How do I form a really big, thick arrow with tikz?

In the following, the shaft of the arrow is too short.

\documentclass[12pt]{article}
\usepackage{tikz}
\usetikzlibrary{arrows.meta}

\begin{document}

\begin{tikzpicture}
\draw[->, line width=5mm] (0,0) -- (1,0);
\end{tikzpicture}

\end{document}


I want an arrow that has quite thick lines for its shaft and head, whose head is larger, and whose shaft is a couple inches long.

I've looked in the manual and here and am now completely befuddled as to how to modify this.

• \begin{tikzpicture}[scale=5] could help – user31729 Jan 4 '18 at 21:36
• @Christian Hupfer: OK, that makes the arrow longer. Now how do I make the head larger, too? – murray Jan 4 '18 at 21:43
• \draw (0,0) -- (1,0); makes a line that is 1cm long, as the default unit vector is 1cm, and that length includes the arrow tip. If you want it 2 inches long, \draw (0,0) -- (2in,0);. – Torbjørn T. Jan 4 '18 at 21:50
• I'm just not comprehending the interaction among scale, width, and the coordinates. – murray Jan 4 '18 at 21:50
• scale=2 is the same as multiplying all coordinates by 2, so that doesn't change the line width. As mentioned above, a unit length is 1cm, so in your example the arrow (including tip) is 1cm long, with a line that is 5mm wide. – Torbjørn T. Jan 4 '18 at 22:01

Change the length in your code to increase shaft length.

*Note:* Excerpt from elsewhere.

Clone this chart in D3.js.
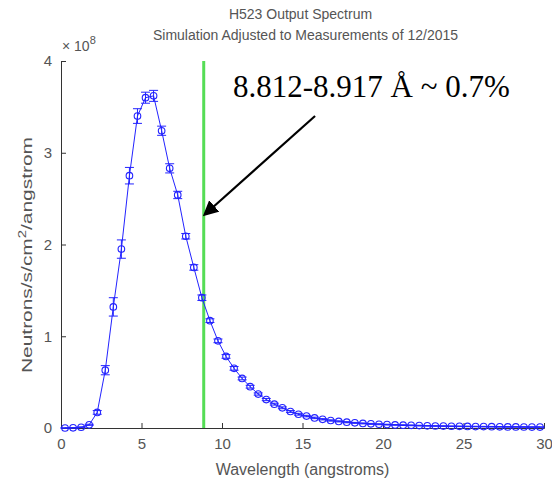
<!DOCTYPE html>
<html>
<head>
<meta charset="utf-8">
<script src="https://cdn.jsdelivr.net/npm/d3@7"></script>
<style>
  body { margin: 0; background: #fff; }
  text { font-family: "Liberation Sans", Arial, sans-serif; }
</style>
</head>
<body>
<div id="chart"></div>
<script>
// Wavelength grid (angstroms)
var wavelength = [0.25, 0.75, 1.25, 1.75, 2.25, 2.75, 3.25, 3.75, 4.25, 4.75,
    5.25, 5.75, 6.25, 6.75, 7.25, 7.75, 8.25, 8.75, 9.25, 9.75,
    10.25, 10.75, 11.25, 11.75, 12.25, 12.75, 13.25, 13.75, 14.25, 14.75,
    15.25, 15.75, 16.25, 16.75, 17.25, 17.75, 18.25, 18.75, 19.25, 19.75,
    20.25, 20.75, 21.25, 21.75, 22.25, 22.75, 23.25, 23.75, 24.25, 24.75,
    25.25, 25.75, 26.25, 26.75, 27.25, 27.75, 28.25, 28.75, 29.25, 29.75];

// Flux (x 1e8 neutrons/s/cm^2/angstrom)
var flux = [0.000, 0.002, 0.008, 0.035, 0.17, 0.63, 1.32, 1.95, 2.75, 3.40,
    3.60, 3.62, 3.24, 2.83, 2.54, 2.09, 1.75, 1.42, 1.17, 0.95,
    0.78, 0.65, 0.54, 0.45, 0.37, 0.31, 0.26, 0.22, 0.18, 0.15,
    0.13, 0.11, 0.095, 0.082, 0.072, 0.063, 0.056, 0.050, 0.045, 0.041,
    0.037, 0.034, 0.031, 0.029, 0.026, 0.024, 0.022, 0.021, 0.019, 0.018,
    0.017, 0.016, 0.015, 0.014, 0.013, 0.012, 0.012, 0.011, 0.010, 0.010];

// Error bars (same units)
var fluxErr = [0.003, 0.003, 0.004, 0.006, 0.02, 0.05, 0.10, 0.10, 0.09, 0.08,
    0.06, 0.06, 0.05, 0.05, 0.04, 0.03, 0.03, 0.03, 0.02, 0.02,
    0.02, 0.02, 0.015, 0.015, 0.012, 0.012, 0.01, 0.01, 0.01, 0.01,
    0.008, 0.008, 0.007, 0.007, 0.006, 0.006, 0.005, 0.005, 0.005, 0.005,
    0.004, 0.004, 0.004, 0.004, 0.004, 0.003, 0.003, 0.003, 0.003, 0.003,
    0.003, 0.003, 0.003, 0.003, 0.003, 0.003, 0.003, 0.003, 0.003, 0.003];

var xTicks = [0, 5, 10, 15, 20, 25, 30];
var yTicks = [0, 1, 2, 3, 4];

// Highlighted band and its note
var bandCenter = 8.865;
var noteText = "8.812-8.917 \u00C5 ~ 0.7%";
var arrowFrom = [15.78, 3.40];
var arrowTo = [8.95, 2.33];
var notePos = [10.68, 3.61];

var svgWidth = 552;
var svgHeight = 481;

var margin = { top: 61, right: 8, bottom: 53, left: 61 };
var chartWidth = svgWidth - margin.left - margin.right;
var chartHeight = svgHeight - margin.top - margin.bottom;

var svg = d3.select("#chart").append("svg")
    .attr("width", svgWidth)
    .attr("height", svgHeight);

var chartGroup = svg.append("g")
    .attr("transform", `translate(${margin.left}, ${margin.top})`);

var data = wavelength.map(function (w, i) {
    return { x: w, y: flux[i], e: fluxErr[i] };
});

// Scales
var xScale = d3.scaleLinear().domain([0, 30]).range([0, chartWidth]);
var yScale = d3.scaleLinear().domain([0, 4]).range([chartHeight, 0]);

var blue = "#2323ff";
var grey = "#555";

// Axes, ticks pointing inward
var bottomAxis = d3.axisBottom(xScale).tickValues(xTicks).tickFormat(d3.format("d"))
    .tickSize(-5).tickPadding(10);
var leftAxis = d3.axisLeft(yScale).tickValues(yTicks).tickFormat(d3.format("d"))
    .tickSize(-5).tickPadding(9);

var xAxisG = chartGroup.append("g")
    .attr("transform", `translate(0, ${chartHeight})`)
    .call(bottomAxis);

var yAxisG = chartGroup.append("g")
    .call(leftAxis);

[xAxisG, yAxisG].forEach(function (g) {
    g.select(".domain").attr("stroke", "#333");
    g.selectAll(".tick line").attr("stroke", "#333");
    g.selectAll(".tick text")
        .attr("fill", grey)
        .style("font-size", "15px")
        .style("font-family", "'Liberation Sans', Arial, sans-serif");
});

// Green band line
chartGroup.append("line")
    .attr("x1", xScale(bandCenter))
    .attr("x2", xScale(bandCenter))
    .attr("y1", yScale(4))
    .attr("y2", yScale(0))
    .attr("stroke", "#55dd55")
    .attr("stroke-width", 3);

// Data line
var line = d3.line()
    .x(d => xScale(d.x))
    .y(d => yScale(d.y));

chartGroup.append("path")
    .datum(data)
    .attr("fill", "none")
    .attr("stroke", blue)
    .attr("stroke-width", 1)
    .attr("d", line);

// Error bars
var bars = chartGroup.selectAll(".err")
    .data(data)
    .enter()
    .append("g")
    .attr("class", "err")
    .attr("stroke", blue)
    .attr("stroke-width", 1);

bars.append("line")
    .attr("x1", d => xScale(d.x))
    .attr("x2", d => xScale(d.x))
    .attr("y1", d => yScale(d.y - d.e))
    .attr("y2", d => yScale(d.y + d.e));

bars.append("line")
    .attr("x1", d => xScale(d.x) - 4.5)
    .attr("x2", d => xScale(d.x) + 4.5)
    .attr("y1", d => yScale(d.y - d.e))
    .attr("y2", d => yScale(d.y - d.e));

bars.append("line")
    .attr("x1", d => xScale(d.x) - 4.5)
    .attr("x2", d => xScale(d.x) + 4.5)
    .attr("y1", d => yScale(d.y + d.e))
    .attr("y2", d => yScale(d.y + d.e));

// Circle markers
chartGroup.selectAll("circle")
    .data(data)
    .enter()
    .append("circle")
    .attr("cx", d => xScale(d.x))
    .attr("cy", d => yScale(d.y))
    .attr("r", 3.3)
    .attr("fill", "none")
    .attr("stroke", blue)
    .attr("stroke-width", 1.1);

// Exponent label
var expText = chartGroup.append("text")
    .attr("x", 1)
    .attr("y", -10)
    .attr("fill", grey)
    .style("font-size", "14px")
    .text("\u00D7 10");
expText.append("tspan")
    .attr("dy", -7)
    .style("font-size", "11px")
    .text("8");

// Titles
svg.append("text")
    .attr("x", margin.left + chartWidth / 2 - 2)
    .attr("y", 19)
    .attr("text-anchor", "middle")
    .attr("fill", grey)
    .style("font-size", "14px")
    .text("H523 Output Spectrum");

svg.append("text")
    .attr("x", margin.left + chartWidth / 2 + 3)
    .attr("y", 40)
    .attr("text-anchor", "middle")
    .attr("fill", grey)
    .style("font-size", "14px")
    .text("Simulation Adjusted to Measurements of 12/2015");

// X label
chartGroup.append("text")
    .attr("x", chartWidth / 2)
    .attr("y", chartHeight + 47)
    .attr("text-anchor", "middle")
    .attr("fill", grey)
    .style("font-size", "16px")
    .text("Wavelength (angstroms)");

// Y label
var yLabel = chartGroup.append("text")
    .attr("transform", "rotate(-90)")
    .attr("x", -194)
    .attr("y", -29)
    .attr("text-anchor", "middle")
    .attr("fill", grey)
    .attr("textLength", 236)
    .attr("lengthAdjust", "spacingAndGlyphs")
    .style("font-size", "14px")
    .text("Neutrons/s/cm");
yLabel.append("tspan")
    .attr("dy", -6)
    .style("font-size", "10px")
    .text("2");
yLabel.append("tspan")
    .attr("dy", 6)
    .text("/angstrom");

// Arrow and note
svg.append("defs").append("marker")
    .attr("id", "head")
    .attr("viewBox", "0 0 10 10")
    .attr("refX", 8)
    .attr("refY", 5)
    .attr("markerWidth", 7)
    .attr("markerHeight", 7)
    .attr("orient", "auto")
    .append("path")
    .attr("d", "M0,0 L10,5 L0,10 z")
    .attr("fill", "#000");

chartGroup.append("line")
    .attr("x1", xScale(arrowFrom[0]))
    .attr("y1", yScale(arrowFrom[1]))
    .attr("x2", xScale(arrowTo[0]))
    .attr("y2", yScale(arrowTo[1]))
    .attr("stroke", "#000")
    .attr("stroke-width", 2.2)
    .attr("marker-end", "url(#head)");

chartGroup.append("text")
    .attr("x", xScale(notePos[0]))
    .attr("y", yScale(notePos[1]))
    .attr("fill", "#000")
    .style("font-family", "'Liberation Serif', 'Times New Roman', serif")
    .style("font-size", "31px")
    .text(noteText);
</script>
</body>
</html>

\documentclass[12pt]{article}
\usepackage{tikz}
\usetikzlibrary{arrows.meta}

\begin{document}

\begin{tikzpicture}
\draw[->, line width=5mm] (0,0) -- (4,0);
\end{tikzpicture}

\end{document}


To explain some stuff rather shortly that you seem to not understand:

The units TikZ is using (if you don't explicitly specify one) are centimetre. So (0,0) starts at coordinates (0cm, 0cm) and the endpoint (20,0) would be at the coordinates (20cm, 0cm) resulting in a 20 cm long arrow.

The line width doesn't change the length. It only affects the thickness of the arrow.

An additional scale would enlarge the result (like after everything is drawn using the given sizes) by the factor given as argument. So scale=5 would make the result 5 times bigger in all dimensions.

• I want it MUCH bigger. This is for a directional sign in a building! – murray Jan 4 '18 at 21:50
• @murray If you want it bigger, just change the coordinates and line width! \draw [->, line width=5cm] (0,0) -- (20, 0); – Torbjørn T. Jan 4 '18 at 21:52
• @TorbjørnT.: No, using second coordinates like (20,0) extends the arrow much longer than the paper width! – murray Jan 4 '18 at 21:54
• @murray That was just an example, my point was that you just have to change the line width and the second coordinate so that you get a sufficiently large arrow. – Torbjørn T. Jan 4 '18 at 21:58
• @murray: Are you trolling? If 20 is too long make it shorter by decreasing the number. – hpekristiansen Jan 4 '18 at 22:00

You need to supply the scale option to the arrow. For example if you want the old arrow with arrows.meta library you can do it via

\documentclass{article}
\usepackage{tikz}
\usetikzlibrary{arrows.meta}
\begin{document}
\begin{tikzpicture}
\draw[-{Classical TikZ Rightarrow[scale=5]}, line width=5mm] (0,0) -- (3,0);
\end{tikzpicture}
\end{document}


But this would look ugly. Choose a better arrow head from the TikZ manual section 16.5. The other options are given in Section 16.